Dicho con otras palabras: no se puede dialogar con quien niega el diálogo.
Para terminar este pequeño artículo
quiero hacer una mención, aunque breve, al sentido cósmico de la Semana Santa.
Si es difícil precisar históricamente la fecha del nacimiento de Jesús, no
ocurre lo mismo con la de su muerte y, así, podemos reconstruir con bastante
detalle lo que ocurrió en aquel mes de Nisân
del año treinta y tres. Las visiones de Ana Catherina Emmerich, en las que se
inspira la película La Pasión de Cristo llevada al cine por Mel Gibson,
son un correlato sorprendente y preciso a la investigación histórica. Ahora
bien, independientemente de los momentos reales en los que acontecieron el
nacimiento de Jesús y su posterior muerte, éstos se celebran en fechas claves
del calendario. La Natividad se hace
coincidir con el solsticio de invierno, momento en que los romanos conmemoraban
al sol invictus. Hasta ese momento
los días se venían acortando y parecía que las tinieblas triunfaban sobre la
luz, pero en el momento de máxima tiniebla, el sol renace e invierte el
proceso: los días comienzan a crecer. El significado metacósmico de este
acontecimiento es claro: la luz no puede ser vencida por la tiniebla. Dios,
simbolizado por el sol, es invencible; es más, aparece un plus: ese sol que
renace nunca había muerto, por lo que propiamente no renace de un fondo de
tinieblas, sino que lo hace de lo alto.
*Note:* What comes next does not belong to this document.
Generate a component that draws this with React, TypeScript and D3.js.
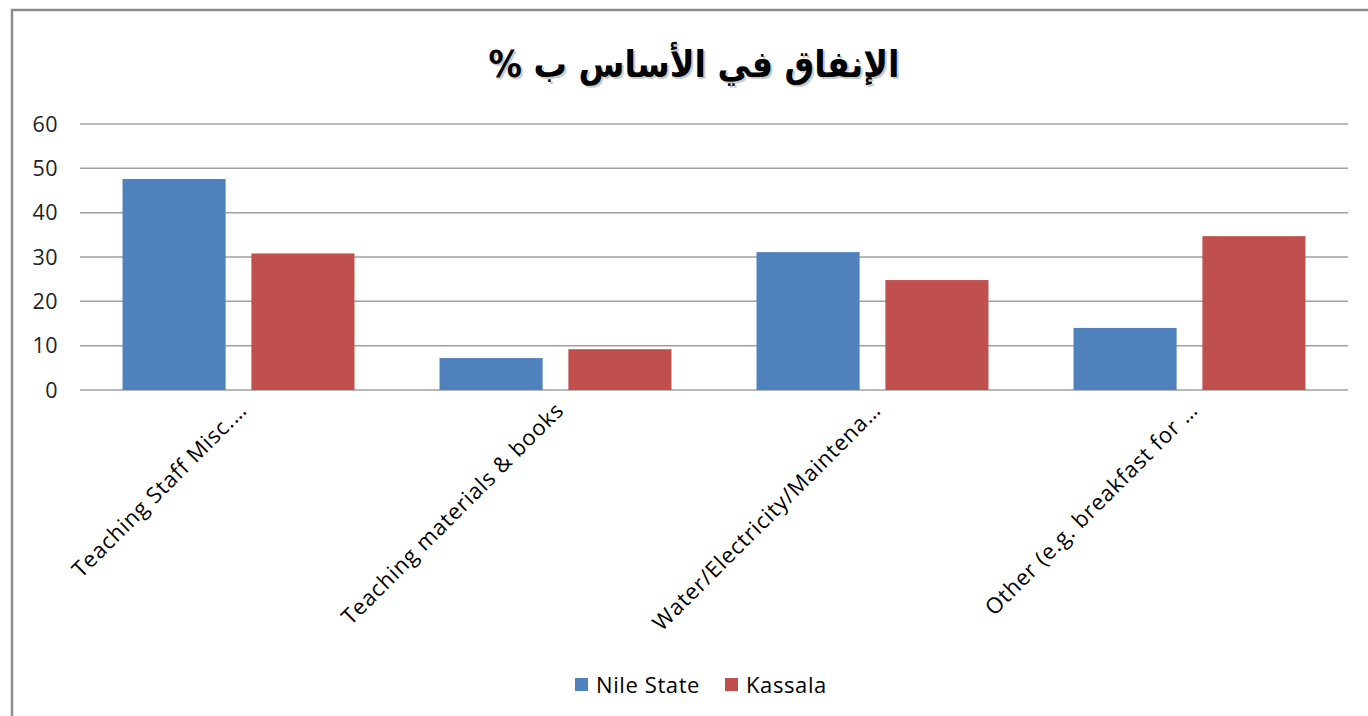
import React from "react";
import * as d3 from "d3";

const categories = [
  "Teaching Staff Misc.…",
  "Teaching materials & books",
  "Water/Electricity/Maintena…",
  "Other (e.g. breakfast for …",
];
const seriesNames = ["Nile State", "Kassala"];
const nileState = [47.6, 7.2, 31.1, 14.0];
const kassala = [30.8, 9.2, 24.8, 34.7];
const yTicks = [0, 10, 20, 30, 40, 50, 60];
const title = "الإنفاق في الأساس ب %";

const colors = ["#4F81BD", "#C0504D"];

export default function App() {
  const W = 1368, H = 716;
  const left = 80, right = 1348, top = 124, bottom = 390;
  const x0 = d3.scaleBand<string>().domain(categories).range([left, right]).paddingInner(0).paddingOuter(0);
  const x1 = d3.scaleBand<string>().domain(seriesNames).range([0, x0.bandwidth()]).paddingInner(0.2).paddingOuter(0.33);
  const y = d3.scaleLinear().domain([0, 60]).range([bottom, top]);
  const series = [nileState, kassala];
  const font = "'Open Sans', sans-serif";

  return (
    <svg width={W} height={H} style={{ position: "absolute", left: 0, top: 0, background: "#fff" }}>
      <rect x={12} y={10} width={W} height={H} fill="#fff" stroke="#8c8c8c" strokeWidth={2.5} />
      <text x={696} y={79} textAnchor="middle" direction="rtl" fontFamily="'DejaVu Sans Condensed', 'DejaVu Sans', sans-serif" fontWeight="bold" fontSize={37} fill="#999" opacity={0.5}>{title}</text>
      <text x={694} y={77} textAnchor="middle" direction="rtl" fontFamily="'DejaVu Sans Condensed', 'DejaVu Sans', sans-serif" fontWeight="bold" fontSize={37} fill="#000">{title}</text>
      {yTicks.map((t) => (
        <g key={t}>
          <line x1={left} x2={right} y1={y(t)} y2={y(t)} stroke="#a0a0a0" strokeWidth={1.5} />
          <text x={58} y={y(t)} dy="0.36em" textAnchor="end" fontFamily={font} fontSize={21.5} letterSpacing={0.5} fill="#222">{t}</text>
        </g>
      ))}
      {categories.map((c, i) => (
        <g key={c}>
          {series.map((s, j) => (
            <rect key={j} x={(x0(c) as number) + (x1(seriesNames[j]) as number)} y={y(s[i])} width={x1.bandwidth()} height={bottom - y(s[i])} fill={colors[j]} />
          ))}
          <text
            transform={`translate(${(x0(c) as number) + x0.bandwidth() / 2 - 2},${bottom + 10}) rotate(-45)`}
            textAnchor="end"
            dy="0.75em"
            fontFamily={font}
            fontSize={22}
            letterSpacing={0.8}
            fill="#000"
          >{c}</text>
        </g>
      ))}
      {seriesNames.map((n, j) => {
        const lx = [575, 725][j];
        return (
          <g key={n}>
            <rect x={lx} y={678} width={13} height={13} fill={colors[j]} />
            <text x={lx + 21} y={685} dy="0.36em" fontFamily={font} fontSize={22} letterSpacing={0.6} fill="#000">{n}</text>
          </g>
        );
      })}
    </svg>
  );
}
Ahora bien, en esa dialéctica de la
lucha de la luz contra las tinieblas, la Semana Santa tiene una significación
precisa. Es una fiesta que se sitúa en un punto importante del calendario —al
igual que ocurría con la de Natividad—, concretamente, en el equinoccio
de primavera; y, el día de los días, el de Viernes Santo, se hace coincidir con
la primera Luna llena pasado este equinoccio (de ahí la movilidad de la fiesta).
La carga simbólica de su significación resulta clara: la luz ha triunfado
definitivamente sobre las tinieblas, pues ahora el tiempo del día rebasa al de
la noche. A ello se añade el despertar de la primavera y la efusión del
Espíritu que, tras su resurrección, Cristo nos envía.